■ **Short problem**
Each line of the material below that holds the word "page" needs to be copied.

■ **Recorded information**
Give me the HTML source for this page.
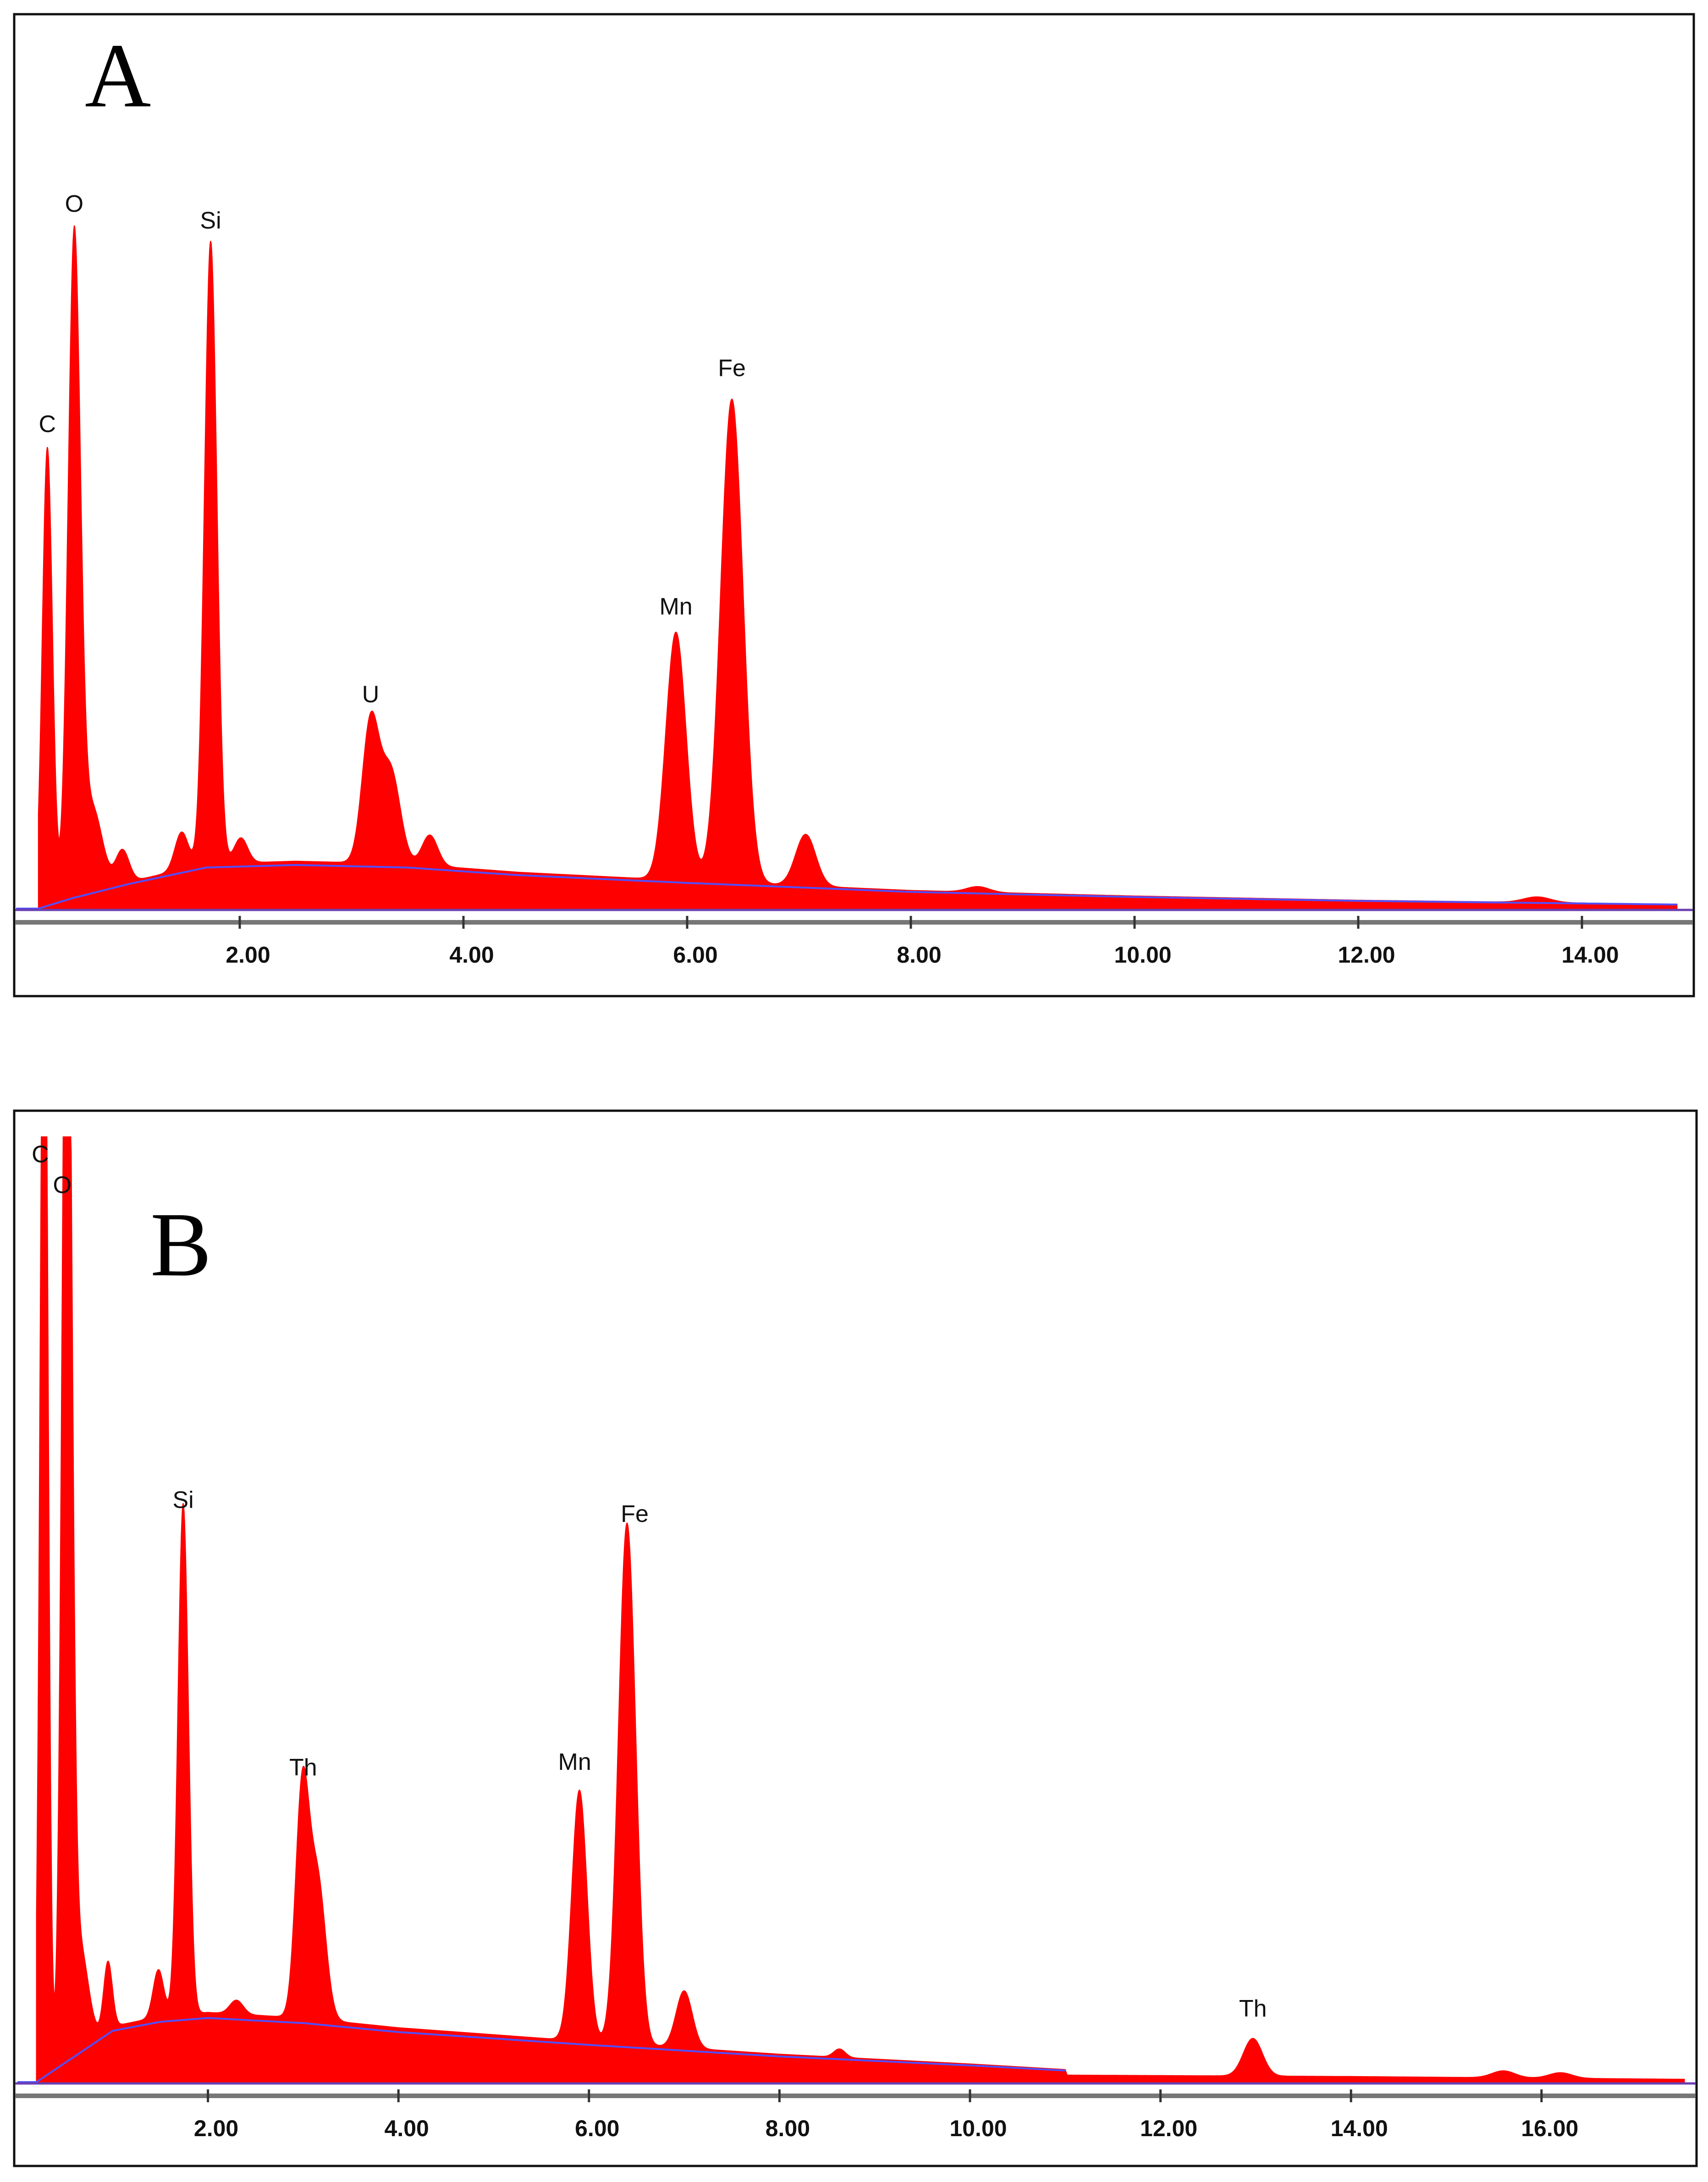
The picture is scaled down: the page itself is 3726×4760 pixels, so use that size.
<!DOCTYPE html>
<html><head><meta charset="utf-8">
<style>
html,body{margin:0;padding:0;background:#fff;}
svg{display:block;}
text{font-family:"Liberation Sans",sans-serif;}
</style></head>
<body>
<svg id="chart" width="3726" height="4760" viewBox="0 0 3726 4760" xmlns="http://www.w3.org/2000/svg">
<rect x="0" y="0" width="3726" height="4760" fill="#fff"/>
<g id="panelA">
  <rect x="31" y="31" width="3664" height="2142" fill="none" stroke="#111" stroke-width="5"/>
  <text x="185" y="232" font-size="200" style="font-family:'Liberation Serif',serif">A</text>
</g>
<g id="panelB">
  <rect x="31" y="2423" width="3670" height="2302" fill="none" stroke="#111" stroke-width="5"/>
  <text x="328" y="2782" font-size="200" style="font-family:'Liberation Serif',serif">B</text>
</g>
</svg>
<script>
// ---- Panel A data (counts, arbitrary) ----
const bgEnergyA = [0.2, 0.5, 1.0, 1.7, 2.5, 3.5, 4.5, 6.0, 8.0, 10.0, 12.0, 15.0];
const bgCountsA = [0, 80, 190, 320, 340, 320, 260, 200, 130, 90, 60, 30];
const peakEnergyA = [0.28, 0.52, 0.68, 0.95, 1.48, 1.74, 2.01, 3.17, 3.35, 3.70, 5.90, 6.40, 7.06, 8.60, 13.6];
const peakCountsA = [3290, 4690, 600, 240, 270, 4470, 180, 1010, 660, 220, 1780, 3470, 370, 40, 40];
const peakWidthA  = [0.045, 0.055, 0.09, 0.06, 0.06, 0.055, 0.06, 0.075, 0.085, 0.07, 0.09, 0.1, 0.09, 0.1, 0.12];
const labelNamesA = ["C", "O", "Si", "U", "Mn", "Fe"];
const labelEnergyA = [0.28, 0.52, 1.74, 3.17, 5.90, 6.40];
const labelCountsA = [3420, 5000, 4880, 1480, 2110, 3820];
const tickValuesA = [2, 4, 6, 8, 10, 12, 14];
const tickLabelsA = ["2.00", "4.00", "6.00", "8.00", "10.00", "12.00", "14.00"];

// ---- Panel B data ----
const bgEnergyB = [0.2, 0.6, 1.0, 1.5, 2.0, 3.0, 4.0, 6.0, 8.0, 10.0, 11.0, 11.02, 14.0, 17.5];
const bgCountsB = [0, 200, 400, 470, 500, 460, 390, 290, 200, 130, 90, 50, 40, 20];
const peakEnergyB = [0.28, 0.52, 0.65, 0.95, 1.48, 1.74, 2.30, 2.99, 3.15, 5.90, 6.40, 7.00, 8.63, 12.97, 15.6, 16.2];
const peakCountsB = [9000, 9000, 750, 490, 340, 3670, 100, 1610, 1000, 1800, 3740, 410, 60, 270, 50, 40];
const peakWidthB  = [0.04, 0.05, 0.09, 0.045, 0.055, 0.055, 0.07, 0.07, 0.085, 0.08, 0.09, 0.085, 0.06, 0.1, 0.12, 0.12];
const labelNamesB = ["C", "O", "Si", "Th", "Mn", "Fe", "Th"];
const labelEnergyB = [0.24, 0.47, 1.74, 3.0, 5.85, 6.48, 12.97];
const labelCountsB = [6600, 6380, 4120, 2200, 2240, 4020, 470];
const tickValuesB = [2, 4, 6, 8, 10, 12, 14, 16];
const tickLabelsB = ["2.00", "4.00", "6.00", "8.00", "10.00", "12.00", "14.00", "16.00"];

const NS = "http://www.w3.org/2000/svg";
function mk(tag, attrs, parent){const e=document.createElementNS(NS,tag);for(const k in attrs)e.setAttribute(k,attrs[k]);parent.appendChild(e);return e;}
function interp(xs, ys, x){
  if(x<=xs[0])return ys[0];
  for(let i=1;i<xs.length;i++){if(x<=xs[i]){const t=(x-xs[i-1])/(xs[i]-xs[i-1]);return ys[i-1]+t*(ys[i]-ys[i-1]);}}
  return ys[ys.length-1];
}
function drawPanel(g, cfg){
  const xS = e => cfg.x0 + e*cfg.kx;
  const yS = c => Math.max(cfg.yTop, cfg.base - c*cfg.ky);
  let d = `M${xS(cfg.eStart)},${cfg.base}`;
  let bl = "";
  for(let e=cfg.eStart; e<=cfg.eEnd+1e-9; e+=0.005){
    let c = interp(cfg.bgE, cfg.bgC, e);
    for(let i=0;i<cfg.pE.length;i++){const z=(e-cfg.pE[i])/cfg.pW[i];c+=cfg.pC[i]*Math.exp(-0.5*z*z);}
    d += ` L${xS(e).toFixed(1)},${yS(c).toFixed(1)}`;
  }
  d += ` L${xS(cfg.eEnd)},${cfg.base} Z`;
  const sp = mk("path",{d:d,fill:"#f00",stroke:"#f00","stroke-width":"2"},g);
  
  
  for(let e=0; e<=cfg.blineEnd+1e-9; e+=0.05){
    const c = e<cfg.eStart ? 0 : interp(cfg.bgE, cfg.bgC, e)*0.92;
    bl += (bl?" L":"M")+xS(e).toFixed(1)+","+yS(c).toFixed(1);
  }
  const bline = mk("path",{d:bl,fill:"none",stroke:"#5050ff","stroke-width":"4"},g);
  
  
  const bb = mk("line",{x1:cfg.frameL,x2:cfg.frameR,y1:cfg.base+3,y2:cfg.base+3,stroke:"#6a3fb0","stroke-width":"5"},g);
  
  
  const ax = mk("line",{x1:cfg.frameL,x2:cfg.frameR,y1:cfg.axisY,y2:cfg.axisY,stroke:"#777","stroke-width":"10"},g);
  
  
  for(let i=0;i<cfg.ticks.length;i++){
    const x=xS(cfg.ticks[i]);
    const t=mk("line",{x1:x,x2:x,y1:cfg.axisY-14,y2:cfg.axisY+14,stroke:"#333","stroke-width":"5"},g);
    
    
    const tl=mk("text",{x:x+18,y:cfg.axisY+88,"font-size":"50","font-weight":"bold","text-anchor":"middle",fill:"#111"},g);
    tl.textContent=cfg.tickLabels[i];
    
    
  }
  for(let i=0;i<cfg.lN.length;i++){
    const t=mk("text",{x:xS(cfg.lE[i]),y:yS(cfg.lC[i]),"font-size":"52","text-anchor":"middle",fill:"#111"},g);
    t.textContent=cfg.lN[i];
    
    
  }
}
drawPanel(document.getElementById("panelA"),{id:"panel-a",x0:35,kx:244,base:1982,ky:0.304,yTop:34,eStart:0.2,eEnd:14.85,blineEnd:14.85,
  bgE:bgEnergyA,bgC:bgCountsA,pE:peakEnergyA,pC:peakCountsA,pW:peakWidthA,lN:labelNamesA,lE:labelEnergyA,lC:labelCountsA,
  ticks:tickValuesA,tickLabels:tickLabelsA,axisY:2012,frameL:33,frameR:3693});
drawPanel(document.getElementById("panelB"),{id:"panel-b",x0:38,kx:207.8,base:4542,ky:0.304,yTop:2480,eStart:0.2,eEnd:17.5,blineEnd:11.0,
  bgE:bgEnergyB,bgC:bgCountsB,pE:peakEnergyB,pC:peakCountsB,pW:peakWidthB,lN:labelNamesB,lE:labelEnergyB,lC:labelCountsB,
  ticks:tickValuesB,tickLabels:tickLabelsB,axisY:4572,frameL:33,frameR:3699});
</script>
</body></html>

■ **Response to the exercise**
Give me the HTML source for this page.
The picture is scaled down: the page itself is 3726×4760 pixels, so use that size.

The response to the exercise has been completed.